# [WHAT IS ASKED]
Transcribe the material verbatim in full; the pictures do not belong in the copy.

# [COLLECTED DATA]
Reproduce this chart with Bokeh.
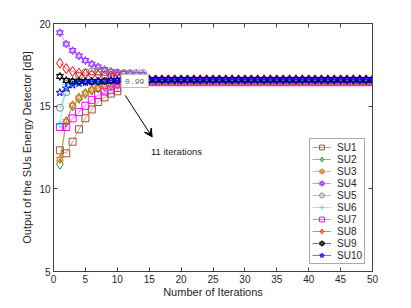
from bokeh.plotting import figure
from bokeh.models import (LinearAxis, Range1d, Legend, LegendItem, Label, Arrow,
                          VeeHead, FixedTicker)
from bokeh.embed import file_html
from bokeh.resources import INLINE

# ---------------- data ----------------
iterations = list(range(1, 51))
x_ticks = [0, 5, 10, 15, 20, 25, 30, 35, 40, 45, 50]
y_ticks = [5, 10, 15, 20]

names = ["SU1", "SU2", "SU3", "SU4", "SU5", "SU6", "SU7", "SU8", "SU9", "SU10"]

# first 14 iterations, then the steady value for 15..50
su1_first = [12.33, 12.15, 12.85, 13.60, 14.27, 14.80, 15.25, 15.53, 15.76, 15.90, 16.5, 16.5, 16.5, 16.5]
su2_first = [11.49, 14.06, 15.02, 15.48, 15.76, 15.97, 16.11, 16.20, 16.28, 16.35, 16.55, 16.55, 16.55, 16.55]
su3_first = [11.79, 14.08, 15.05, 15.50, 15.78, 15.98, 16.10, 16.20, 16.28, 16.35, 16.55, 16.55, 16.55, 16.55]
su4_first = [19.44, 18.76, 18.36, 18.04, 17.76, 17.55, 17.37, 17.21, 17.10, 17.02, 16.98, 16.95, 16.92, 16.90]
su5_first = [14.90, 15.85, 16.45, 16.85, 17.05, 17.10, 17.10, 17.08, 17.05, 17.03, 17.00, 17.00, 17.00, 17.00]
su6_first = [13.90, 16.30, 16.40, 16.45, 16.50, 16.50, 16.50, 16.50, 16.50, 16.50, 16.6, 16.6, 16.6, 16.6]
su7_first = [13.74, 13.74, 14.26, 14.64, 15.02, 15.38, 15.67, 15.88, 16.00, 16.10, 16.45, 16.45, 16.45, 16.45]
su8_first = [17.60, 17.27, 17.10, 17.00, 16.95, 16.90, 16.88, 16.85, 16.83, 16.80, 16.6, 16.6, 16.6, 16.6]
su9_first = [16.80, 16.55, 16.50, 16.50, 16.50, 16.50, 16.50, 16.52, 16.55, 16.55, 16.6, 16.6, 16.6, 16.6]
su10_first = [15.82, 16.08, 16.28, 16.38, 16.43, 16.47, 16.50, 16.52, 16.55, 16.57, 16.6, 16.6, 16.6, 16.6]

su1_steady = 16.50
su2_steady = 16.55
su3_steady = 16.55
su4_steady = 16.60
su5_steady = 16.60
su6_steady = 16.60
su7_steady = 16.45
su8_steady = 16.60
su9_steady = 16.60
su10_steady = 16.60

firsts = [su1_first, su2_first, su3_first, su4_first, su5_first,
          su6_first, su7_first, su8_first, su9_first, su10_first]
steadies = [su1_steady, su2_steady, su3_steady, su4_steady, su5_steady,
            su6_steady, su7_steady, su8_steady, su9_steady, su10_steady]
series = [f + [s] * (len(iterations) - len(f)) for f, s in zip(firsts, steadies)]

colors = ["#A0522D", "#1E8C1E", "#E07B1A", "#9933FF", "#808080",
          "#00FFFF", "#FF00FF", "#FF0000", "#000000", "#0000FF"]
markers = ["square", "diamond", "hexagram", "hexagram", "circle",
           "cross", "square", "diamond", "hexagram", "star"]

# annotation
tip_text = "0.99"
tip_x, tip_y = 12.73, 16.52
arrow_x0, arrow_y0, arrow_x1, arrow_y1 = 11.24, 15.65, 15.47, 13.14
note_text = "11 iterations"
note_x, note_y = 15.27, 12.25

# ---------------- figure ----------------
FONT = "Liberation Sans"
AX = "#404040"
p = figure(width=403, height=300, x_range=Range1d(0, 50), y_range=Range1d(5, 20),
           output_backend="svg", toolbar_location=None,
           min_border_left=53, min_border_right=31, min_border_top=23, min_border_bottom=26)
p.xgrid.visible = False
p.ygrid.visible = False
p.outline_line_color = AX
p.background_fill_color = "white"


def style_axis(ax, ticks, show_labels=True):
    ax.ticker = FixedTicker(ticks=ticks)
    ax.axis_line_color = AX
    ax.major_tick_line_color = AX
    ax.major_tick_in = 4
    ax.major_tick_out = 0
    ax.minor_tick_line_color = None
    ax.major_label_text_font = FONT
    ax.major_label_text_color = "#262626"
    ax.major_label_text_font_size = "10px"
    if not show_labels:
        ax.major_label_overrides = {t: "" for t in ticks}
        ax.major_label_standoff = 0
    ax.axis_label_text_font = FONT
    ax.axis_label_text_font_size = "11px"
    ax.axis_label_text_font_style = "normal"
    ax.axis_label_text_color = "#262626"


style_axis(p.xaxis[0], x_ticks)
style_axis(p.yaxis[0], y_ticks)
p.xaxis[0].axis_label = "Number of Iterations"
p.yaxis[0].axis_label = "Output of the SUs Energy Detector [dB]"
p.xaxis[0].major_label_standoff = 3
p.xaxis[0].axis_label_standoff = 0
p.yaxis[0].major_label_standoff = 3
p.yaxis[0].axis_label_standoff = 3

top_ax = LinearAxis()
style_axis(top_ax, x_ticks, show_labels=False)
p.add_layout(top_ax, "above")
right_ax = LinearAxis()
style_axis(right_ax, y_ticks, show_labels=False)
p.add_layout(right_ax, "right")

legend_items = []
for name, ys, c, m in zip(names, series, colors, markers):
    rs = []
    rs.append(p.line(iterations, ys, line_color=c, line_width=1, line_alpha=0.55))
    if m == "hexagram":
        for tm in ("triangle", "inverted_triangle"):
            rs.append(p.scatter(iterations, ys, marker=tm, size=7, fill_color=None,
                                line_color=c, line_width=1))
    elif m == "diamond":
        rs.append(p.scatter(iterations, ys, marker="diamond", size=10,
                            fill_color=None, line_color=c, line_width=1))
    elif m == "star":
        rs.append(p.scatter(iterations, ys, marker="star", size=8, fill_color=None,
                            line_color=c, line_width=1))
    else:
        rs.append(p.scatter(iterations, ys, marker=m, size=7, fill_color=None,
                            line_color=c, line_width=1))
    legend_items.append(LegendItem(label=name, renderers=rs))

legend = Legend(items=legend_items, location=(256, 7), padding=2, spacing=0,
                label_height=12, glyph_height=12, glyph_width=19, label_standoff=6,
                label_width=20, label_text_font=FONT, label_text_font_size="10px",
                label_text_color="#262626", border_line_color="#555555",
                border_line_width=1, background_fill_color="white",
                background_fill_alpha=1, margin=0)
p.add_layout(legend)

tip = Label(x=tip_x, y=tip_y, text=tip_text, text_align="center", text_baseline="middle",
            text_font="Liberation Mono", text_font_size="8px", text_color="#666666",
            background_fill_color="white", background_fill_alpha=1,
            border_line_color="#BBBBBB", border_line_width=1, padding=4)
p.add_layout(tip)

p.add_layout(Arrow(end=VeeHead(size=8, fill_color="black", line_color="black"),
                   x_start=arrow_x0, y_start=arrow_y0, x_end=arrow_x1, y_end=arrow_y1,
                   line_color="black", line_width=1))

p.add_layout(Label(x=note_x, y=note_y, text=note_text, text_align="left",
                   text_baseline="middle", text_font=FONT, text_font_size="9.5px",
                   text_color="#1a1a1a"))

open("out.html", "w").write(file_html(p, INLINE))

# [THE OUTPUT]
Reproduce this chart with Bokeh.
from bokeh.plotting import figure
from bokeh.models import (LinearAxis, Range1d, Legend, LegendItem, Label, Arrow,
                          VeeHead, FixedTicker)
from bokeh.embed import file_html
from bokeh.resources import INLINE

# ---------------- data ----------------
iterations = list(range(1, 51))
x_ticks = [0, 5, 10, 15, 20, 25, 30, 35, 40, 45, 50]
y_ticks = [5, 10, 15, 20]

names = ["SU1", "SU2", "SU3", "SU4", "SU5", "SU6", "SU7", "SU8", "SU9", "SU10"]

# first 14 iterations, then the steady value for 15..50
su1_first = [12.33, 12.15, 12.85, 13.60, 14.27, 14.80, 15.25, 15.53, 15.76, 15.90, 16.5, 16.5, 16.5, 16.5]
su2_first = [11.49, 14.06, 15.02, 15.48, 15.76, 15.97, 16.11, 16.20, 16.28, 16.35, 16.55, 16.55, 16.55, 16.55]
su3_first = [11.79, 14.08, 15.05, 15.50, 15.78, 15.98, 16.10, 16.20, 16.28, 16.35, 16.55, 16.55, 16.55, 16.55]
su4_first = [19.44, 18.76, 18.36, 18.04, 17.76, 17.55, 17.37, 17.21, 17.10, 17.02, 16.98, 16.95, 16.92, 16.90]
su5_first = [14.90, 15.85, 16.45, 16.85, 17.05, 17.10, 17.10, 17.08, 17.05, 17.03, 17.00, 17.00, 17.00, 17.00]
su6_first = [13.90, 16.30, 16.40, 16.45, 16.50, 16.50, 16.50, 16.50, 16.50, 16.50, 16.6, 16.6, 16.6, 16.6]
su7_first = [13.74, 13.74, 14.26, 14.64, 15.02, 15.38, 15.67, 15.88, 16.00, 16.10, 16.45, 16.45, 16.45, 16.45]
su8_first = [17.60, 17.27, 17.10, 17.00, 16.95, 16.90, 16.88, 16.85, 16.83, 16.80, 16.6, 16.6, 16.6, 16.6]
su9_first = [16.80, 16.55, 16.50, 16.50, 16.50, 16.50, 16.50, 16.52, 16.55, 16.55, 16.6, 16.6, 16.6, 16.6]
su10_first = [15.82, 16.08, 16.28, 16.38, 16.43, 16.47, 16.50, 16.52, 16.55, 16.57, 16.6, 16.6, 16.6, 16.6]

su1_steady = 16.50
su2_steady = 16.55
su3_steady = 16.55
su4_steady = 16.60
su5_steady = 16.60
su6_steady = 16.60
su7_steady = 16.45
su8_steady = 16.60
su9_steady = 16.60
su10_steady = 16.60

firsts = [su1_first, su2_first, su3_first, su4_first, su5_first,
          su6_first, su7_first, su8_first, su9_first, su10_first]
steadies = [su1_steady, su2_steady, su3_steady, su4_steady, su5_steady,
            su6_steady, su7_steady, su8_steady, su9_steady, su10_steady]
series = [f + [s] * (len(iterations) - len(f)) for f, s in zip(firsts, steadies)]

colors = ["#A0522D", "#1E8C1E", "#E07B1A", "#9933FF", "#808080",
          "#00FFFF", "#FF00FF", "#FF0000", "#000000", "#0000FF"]
markers = ["square", "diamond", "hexagram", "hexagram", "circle",
           "cross", "square", "diamond", "hexagram", "star"]

# annotation
tip_text = "0.99"
tip_x, tip_y = 12.73, 16.52
arrow_x0, arrow_y0, arrow_x1, arrow_y1 = 11.24, 15.65, 15.47, 13.14
note_text = "11 iterations"
note_x, note_y = 15.27, 12.25

# ---------------- figure ----------------
FONT = "Liberation Sans"
AX = "#404040"
p = figure(width=403, height=300, x_range=Range1d(0, 50), y_range=Range1d(5, 20),
           output_backend="svg", toolbar_location=None,
           min_border_left=53, min_border_right=31, min_border_top=23, min_border_bottom=26)
p.xgrid.visible = False
p.ygrid.visible = False
p.outline_line_color = AX
p.background_fill_color = "white"


def style_axis(ax, ticks, show_labels=True):
    ax.ticker = FixedTicker(ticks=ticks)
    ax.axis_line_color = AX
    ax.major_tick_line_color = AX
    ax.major_tick_in = 4
    ax.major_tick_out = 0
    ax.minor_tick_line_color = None
    ax.major_label_text_font = FONT
    ax.major_label_text_color = "#262626"
    ax.major_label_text_font_size = "10px"
    if not show_labels:
        ax.major_label_overrides = {t: "" for t in ticks}
        ax.major_label_standoff = 0
    ax.axis_label_text_font = FONT
    ax.axis_label_text_font_size = "11px"
    ax.axis_label_text_font_style = "normal"
    ax.axis_label_text_color = "#262626"


style_axis(p.xaxis[0], x_ticks)
style_axis(p.yaxis[0], y_ticks)
p.xaxis[0].axis_label = "Number of Iterations"
p.yaxis[0].axis_label = "Output of the SUs Energy Detector [dB]"
p.xaxis[0].major_label_standoff = 3
p.xaxis[0].axis_label_standoff = 0
p.yaxis[0].major_label_standoff = 3
p.yaxis[0].axis_label_standoff = 3

top_ax = LinearAxis()
style_axis(top_ax, x_ticks, show_labels=False)
p.add_layout(top_ax, "above")
right_ax = LinearAxis()
style_axis(right_ax, y_ticks, show_labels=False)
p.add_layout(right_ax, "right")

legend_items = []
for name, ys, c, m in zip(names, series, colors, markers):
    rs = []
    rs.append(p.line(iterations, ys, line_color=c, line_width=1, line_alpha=0.55))
    if m == "hexagram":
        for tm in ("triangle", "inverted_triangle"):
            rs.append(p.scatter(iterations, ys, marker=tm, size=7, fill_color=None,
                                line_color=c, line_width=1))
    elif m == "diamond":
        rs.append(p.scatter(iterations, ys, marker="diamond", size=10,
                            fill_color=None, line_color=c, line_width=1))
    elif m == "star":
        rs.append(p.scatter(iterations, ys, marker="star", size=8, fill_color=None,
                            line_color=c, line_width=1))
    else:
        rs.append(p.scatter(iterations, ys, marker=m, size=7, fill_color=None,
                            line_color=c, line_width=1))
    legend_items.append(LegendItem(label=name, renderers=rs))

legend = Legend(items=legend_items, location=(256, 7), padding=2, spacing=0,
                label_height=12, glyph_height=12, glyph_width=19, label_standoff=6,
                label_width=20, label_text_font=FONT, label_text_font_size="10px",
                label_text_color="#262626", border_line_color="#555555",
                border_line_width=1, background_fill_color="white",
                background_fill_alpha=1, margin=0)
p.add_layout(legend)

tip = Label(x=tip_x, y=tip_y, text=tip_text, text_align="center", text_baseline="middle",
            text_font="Liberation Mono", text_font_size="8px", text_color="#666666",
            background_fill_color="white", background_fill_alpha=1,
            border_line_color="#BBBBBB", border_line_width=1, padding=4)
p.add_layout(tip)

p.add_layout(Arrow(end=VeeHead(size=8, fill_color="black", line_color="black"),
                   x_start=arrow_x0, y_start=arrow_y0, x_end=arrow_x1, y_end=arrow_y1,
                   line_color="black", line_width=1))

p.add_layout(Label(x=note_x, y=note_y, text=note_text, text_align="left",
                   text_baseline="middle", text_font=FONT, text_font_size="9.5px",
                   text_color="#1a1a1a"))

open("out.html", "w").write(file_html(p, INLINE))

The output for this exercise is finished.